**Aim**
Only the lines from the one containing "Write a Python" down to the one containing "import plotly.graph_objects as go", inclusive, are to be quoted exactly.

= = = =

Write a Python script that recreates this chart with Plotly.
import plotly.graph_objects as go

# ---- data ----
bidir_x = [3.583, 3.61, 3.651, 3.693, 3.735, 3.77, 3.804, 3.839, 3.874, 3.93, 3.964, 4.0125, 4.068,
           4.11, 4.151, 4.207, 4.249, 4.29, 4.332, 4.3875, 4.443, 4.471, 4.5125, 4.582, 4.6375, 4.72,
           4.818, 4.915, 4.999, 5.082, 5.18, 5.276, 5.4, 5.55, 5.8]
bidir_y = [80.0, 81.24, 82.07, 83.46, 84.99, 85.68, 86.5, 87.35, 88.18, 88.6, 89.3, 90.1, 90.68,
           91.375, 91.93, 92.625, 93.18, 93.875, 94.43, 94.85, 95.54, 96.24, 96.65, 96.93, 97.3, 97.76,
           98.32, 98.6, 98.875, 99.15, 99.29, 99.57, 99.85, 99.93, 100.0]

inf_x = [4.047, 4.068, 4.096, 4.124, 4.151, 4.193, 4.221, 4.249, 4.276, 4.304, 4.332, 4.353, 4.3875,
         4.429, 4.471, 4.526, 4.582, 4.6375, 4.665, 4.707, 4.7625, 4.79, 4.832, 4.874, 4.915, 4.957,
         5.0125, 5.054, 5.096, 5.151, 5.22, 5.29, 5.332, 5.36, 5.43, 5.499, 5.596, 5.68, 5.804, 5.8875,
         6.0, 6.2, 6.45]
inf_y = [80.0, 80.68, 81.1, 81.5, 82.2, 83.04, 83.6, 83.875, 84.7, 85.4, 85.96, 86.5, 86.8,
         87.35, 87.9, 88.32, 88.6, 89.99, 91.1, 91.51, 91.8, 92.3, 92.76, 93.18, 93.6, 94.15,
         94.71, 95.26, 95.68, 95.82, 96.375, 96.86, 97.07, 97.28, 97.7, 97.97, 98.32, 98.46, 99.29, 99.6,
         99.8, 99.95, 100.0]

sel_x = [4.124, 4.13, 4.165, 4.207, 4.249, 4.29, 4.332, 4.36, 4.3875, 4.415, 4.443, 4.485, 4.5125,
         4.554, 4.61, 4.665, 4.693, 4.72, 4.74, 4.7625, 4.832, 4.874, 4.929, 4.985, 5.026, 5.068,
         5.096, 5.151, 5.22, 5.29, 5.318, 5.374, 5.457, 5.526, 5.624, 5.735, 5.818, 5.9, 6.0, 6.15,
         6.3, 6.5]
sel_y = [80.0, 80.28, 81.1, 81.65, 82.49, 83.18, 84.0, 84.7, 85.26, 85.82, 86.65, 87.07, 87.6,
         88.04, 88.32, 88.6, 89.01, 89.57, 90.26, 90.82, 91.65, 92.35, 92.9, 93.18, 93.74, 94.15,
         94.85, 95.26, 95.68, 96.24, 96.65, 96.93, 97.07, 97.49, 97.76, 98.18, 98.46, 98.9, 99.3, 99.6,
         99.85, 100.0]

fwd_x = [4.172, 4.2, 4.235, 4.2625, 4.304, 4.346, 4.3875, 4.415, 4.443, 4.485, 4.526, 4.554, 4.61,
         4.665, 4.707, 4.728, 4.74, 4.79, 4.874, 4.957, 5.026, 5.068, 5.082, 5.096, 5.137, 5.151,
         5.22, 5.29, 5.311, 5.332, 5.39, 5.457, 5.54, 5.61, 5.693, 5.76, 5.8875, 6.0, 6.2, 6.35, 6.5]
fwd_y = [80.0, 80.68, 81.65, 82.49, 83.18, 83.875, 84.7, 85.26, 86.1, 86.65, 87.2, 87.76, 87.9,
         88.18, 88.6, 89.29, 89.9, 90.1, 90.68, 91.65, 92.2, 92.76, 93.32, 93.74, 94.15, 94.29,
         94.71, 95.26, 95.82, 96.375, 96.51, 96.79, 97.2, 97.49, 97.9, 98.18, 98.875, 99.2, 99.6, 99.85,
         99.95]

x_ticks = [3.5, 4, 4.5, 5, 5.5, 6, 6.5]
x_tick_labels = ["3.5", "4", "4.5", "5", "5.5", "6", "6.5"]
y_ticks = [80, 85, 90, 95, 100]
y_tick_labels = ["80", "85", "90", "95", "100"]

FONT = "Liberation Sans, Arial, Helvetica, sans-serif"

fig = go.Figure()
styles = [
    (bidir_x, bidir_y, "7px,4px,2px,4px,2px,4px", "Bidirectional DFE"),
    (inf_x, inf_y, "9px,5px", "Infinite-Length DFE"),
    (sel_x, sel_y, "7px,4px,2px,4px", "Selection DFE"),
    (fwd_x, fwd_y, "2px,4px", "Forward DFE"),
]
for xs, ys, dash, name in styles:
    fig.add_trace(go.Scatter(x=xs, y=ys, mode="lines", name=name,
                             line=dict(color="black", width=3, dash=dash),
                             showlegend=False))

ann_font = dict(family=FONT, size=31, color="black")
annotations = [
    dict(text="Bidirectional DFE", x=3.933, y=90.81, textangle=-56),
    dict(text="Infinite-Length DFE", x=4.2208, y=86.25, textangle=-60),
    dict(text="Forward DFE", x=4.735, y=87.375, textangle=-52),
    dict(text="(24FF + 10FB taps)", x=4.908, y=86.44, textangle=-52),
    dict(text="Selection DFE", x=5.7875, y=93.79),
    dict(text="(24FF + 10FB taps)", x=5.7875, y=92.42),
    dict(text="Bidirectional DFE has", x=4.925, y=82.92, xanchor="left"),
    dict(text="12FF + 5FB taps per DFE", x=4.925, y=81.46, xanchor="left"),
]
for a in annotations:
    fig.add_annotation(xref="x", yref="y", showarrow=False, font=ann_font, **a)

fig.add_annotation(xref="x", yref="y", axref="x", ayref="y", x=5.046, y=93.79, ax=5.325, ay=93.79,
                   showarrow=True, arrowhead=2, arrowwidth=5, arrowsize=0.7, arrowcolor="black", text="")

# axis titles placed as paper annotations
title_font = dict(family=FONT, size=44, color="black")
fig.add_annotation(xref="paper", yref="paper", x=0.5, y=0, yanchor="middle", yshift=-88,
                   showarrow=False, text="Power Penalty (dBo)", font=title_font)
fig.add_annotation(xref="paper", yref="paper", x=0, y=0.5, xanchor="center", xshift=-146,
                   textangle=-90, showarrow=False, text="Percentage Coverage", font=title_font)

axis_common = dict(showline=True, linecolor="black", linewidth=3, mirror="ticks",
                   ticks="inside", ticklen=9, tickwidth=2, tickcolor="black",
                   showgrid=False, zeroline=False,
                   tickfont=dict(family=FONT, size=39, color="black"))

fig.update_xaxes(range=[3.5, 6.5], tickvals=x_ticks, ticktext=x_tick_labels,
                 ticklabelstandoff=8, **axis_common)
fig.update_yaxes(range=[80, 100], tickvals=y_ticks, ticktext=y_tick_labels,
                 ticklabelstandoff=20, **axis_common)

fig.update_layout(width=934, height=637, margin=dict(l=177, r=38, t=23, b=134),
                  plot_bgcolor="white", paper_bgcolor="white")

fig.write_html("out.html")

= = = =

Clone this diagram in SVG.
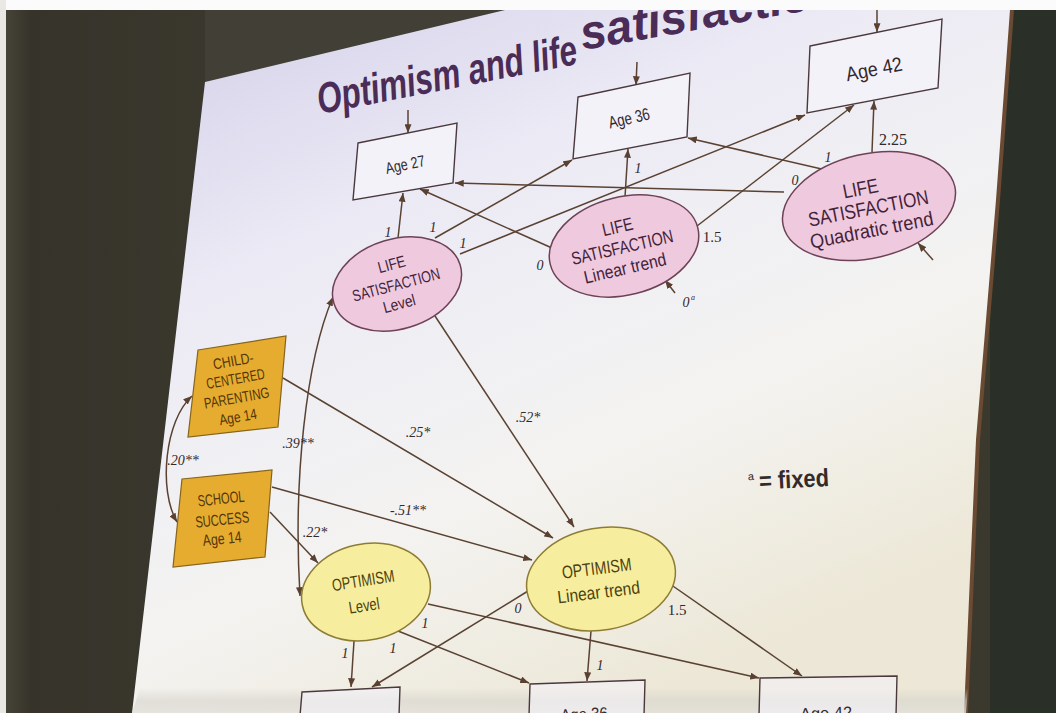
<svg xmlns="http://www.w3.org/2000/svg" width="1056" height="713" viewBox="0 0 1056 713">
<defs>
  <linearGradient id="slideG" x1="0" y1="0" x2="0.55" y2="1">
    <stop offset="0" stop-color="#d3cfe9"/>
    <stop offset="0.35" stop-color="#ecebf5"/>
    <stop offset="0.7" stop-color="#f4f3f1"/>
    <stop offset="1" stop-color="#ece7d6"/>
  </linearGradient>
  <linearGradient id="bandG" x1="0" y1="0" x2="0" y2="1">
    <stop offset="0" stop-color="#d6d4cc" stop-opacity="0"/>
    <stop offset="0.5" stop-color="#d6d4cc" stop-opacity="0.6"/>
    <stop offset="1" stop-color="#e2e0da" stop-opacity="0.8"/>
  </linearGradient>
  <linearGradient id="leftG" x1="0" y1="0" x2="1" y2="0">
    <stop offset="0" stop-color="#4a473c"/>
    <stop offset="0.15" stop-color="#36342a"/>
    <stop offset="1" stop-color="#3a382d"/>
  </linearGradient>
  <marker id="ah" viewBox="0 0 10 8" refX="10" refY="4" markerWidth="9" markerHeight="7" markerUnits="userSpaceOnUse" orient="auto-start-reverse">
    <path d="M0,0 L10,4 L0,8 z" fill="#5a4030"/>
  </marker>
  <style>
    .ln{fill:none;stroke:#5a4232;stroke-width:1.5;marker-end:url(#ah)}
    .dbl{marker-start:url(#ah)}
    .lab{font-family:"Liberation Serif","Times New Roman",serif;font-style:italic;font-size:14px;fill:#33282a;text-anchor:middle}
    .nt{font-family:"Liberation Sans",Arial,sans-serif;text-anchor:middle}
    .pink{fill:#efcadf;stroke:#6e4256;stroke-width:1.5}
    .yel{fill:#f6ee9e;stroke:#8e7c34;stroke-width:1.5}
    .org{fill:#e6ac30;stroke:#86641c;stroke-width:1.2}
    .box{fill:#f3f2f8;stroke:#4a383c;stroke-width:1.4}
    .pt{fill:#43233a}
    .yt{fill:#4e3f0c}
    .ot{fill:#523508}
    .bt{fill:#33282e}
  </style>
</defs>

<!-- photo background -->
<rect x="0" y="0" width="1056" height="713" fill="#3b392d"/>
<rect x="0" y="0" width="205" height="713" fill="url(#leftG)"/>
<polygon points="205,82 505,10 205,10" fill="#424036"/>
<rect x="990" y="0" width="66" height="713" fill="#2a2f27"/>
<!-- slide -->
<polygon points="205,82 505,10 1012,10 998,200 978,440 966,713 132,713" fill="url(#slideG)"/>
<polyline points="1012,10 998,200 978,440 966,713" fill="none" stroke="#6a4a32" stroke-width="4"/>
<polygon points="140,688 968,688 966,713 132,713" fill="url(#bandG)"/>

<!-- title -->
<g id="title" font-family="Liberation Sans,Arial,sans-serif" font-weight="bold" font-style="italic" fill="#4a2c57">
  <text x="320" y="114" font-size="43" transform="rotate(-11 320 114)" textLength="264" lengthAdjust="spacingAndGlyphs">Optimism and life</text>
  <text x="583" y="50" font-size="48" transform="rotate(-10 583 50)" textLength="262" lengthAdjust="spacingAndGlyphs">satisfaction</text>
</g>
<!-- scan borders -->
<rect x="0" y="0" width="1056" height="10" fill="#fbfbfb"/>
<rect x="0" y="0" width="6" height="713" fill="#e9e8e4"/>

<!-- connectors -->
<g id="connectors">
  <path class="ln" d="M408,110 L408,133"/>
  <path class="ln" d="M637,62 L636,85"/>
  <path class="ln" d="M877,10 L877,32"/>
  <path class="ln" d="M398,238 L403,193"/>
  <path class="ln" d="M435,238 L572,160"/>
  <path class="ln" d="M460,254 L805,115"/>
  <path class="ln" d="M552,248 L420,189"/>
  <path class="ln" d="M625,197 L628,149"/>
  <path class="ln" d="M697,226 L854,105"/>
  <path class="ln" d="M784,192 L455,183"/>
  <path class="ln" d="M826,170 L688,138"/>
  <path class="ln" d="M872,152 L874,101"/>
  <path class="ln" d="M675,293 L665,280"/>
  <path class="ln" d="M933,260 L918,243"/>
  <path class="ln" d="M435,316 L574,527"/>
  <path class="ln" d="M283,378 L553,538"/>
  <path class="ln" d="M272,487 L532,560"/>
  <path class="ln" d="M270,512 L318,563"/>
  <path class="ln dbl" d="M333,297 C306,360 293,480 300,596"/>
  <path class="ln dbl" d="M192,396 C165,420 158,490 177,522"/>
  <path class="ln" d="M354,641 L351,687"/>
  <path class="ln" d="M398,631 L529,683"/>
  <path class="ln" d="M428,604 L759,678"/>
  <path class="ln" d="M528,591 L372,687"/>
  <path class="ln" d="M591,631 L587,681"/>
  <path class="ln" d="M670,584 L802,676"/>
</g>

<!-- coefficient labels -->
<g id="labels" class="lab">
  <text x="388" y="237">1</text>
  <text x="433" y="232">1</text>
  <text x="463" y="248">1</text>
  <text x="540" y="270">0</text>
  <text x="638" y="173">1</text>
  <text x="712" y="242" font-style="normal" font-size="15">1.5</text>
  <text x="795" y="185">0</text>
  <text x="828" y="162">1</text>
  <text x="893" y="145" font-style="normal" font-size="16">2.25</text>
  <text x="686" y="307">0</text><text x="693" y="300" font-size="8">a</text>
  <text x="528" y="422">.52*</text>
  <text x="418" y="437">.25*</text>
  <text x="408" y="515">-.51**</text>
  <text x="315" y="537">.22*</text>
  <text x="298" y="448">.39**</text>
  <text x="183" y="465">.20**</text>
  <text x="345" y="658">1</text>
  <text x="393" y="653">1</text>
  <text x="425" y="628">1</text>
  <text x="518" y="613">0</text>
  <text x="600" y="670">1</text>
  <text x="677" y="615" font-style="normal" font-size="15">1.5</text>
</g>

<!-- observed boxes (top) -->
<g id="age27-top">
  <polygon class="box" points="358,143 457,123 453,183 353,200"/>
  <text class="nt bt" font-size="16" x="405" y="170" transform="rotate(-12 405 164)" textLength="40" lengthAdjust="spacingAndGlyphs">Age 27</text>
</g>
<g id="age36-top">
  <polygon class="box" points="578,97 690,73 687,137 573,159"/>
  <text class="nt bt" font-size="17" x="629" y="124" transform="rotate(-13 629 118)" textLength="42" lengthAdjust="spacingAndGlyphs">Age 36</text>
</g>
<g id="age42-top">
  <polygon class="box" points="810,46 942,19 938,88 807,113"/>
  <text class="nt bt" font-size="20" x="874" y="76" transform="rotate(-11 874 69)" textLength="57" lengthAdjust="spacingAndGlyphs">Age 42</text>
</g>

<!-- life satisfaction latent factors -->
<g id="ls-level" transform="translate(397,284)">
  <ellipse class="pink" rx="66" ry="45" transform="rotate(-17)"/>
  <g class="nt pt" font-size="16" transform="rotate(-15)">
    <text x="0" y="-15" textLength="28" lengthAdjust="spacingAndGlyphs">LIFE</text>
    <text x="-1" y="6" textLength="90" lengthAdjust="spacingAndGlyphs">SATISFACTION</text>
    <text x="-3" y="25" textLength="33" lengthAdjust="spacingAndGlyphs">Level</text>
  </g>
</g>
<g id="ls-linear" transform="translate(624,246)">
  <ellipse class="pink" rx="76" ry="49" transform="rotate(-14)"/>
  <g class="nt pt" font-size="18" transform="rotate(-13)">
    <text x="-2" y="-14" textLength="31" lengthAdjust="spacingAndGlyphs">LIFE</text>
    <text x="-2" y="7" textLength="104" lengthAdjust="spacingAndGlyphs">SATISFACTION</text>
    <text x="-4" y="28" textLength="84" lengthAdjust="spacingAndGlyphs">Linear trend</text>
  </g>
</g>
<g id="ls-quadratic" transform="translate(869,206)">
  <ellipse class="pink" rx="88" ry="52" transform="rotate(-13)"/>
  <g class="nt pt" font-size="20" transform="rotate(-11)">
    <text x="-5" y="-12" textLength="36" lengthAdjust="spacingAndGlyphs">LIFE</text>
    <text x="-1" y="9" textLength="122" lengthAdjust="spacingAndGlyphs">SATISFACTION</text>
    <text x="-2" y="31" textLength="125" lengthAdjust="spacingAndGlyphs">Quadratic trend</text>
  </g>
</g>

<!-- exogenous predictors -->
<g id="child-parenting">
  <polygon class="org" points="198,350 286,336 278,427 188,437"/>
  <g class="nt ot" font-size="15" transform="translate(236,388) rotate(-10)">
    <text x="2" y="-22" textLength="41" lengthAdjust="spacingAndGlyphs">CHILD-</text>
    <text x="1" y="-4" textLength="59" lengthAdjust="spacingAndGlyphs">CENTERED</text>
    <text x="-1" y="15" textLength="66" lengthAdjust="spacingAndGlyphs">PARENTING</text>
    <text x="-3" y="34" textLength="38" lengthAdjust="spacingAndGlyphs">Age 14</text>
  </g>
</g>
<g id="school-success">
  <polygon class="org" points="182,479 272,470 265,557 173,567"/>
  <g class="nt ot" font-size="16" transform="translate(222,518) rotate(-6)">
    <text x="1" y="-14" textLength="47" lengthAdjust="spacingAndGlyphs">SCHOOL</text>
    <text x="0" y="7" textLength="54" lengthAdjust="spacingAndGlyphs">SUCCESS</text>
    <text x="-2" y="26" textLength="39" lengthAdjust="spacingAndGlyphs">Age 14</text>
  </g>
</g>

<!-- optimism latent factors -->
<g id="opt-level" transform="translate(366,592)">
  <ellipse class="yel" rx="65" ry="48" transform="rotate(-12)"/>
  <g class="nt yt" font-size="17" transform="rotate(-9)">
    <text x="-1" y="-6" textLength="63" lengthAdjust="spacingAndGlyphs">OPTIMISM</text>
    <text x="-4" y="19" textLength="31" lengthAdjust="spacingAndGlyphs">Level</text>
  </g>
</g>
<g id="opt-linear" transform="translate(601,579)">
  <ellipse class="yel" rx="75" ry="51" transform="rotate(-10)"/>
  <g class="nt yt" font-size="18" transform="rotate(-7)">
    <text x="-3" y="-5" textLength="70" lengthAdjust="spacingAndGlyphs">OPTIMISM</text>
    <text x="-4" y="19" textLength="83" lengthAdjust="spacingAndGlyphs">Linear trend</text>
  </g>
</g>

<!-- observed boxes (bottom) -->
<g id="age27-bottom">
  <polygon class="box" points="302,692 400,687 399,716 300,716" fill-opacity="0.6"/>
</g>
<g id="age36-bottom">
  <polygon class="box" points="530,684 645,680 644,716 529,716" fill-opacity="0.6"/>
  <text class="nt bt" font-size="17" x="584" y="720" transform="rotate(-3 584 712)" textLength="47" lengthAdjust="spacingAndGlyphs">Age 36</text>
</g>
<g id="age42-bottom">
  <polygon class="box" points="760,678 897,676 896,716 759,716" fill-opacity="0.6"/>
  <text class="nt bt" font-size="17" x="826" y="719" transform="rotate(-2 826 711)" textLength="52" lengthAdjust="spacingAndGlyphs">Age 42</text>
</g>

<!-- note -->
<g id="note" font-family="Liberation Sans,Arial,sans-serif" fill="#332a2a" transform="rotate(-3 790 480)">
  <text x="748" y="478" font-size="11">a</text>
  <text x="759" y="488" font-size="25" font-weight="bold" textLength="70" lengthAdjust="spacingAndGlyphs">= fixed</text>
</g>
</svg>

= = = =

**Task response**
Write a Python script that recreates this chart with Plotly.
import plotly.graph_objects as go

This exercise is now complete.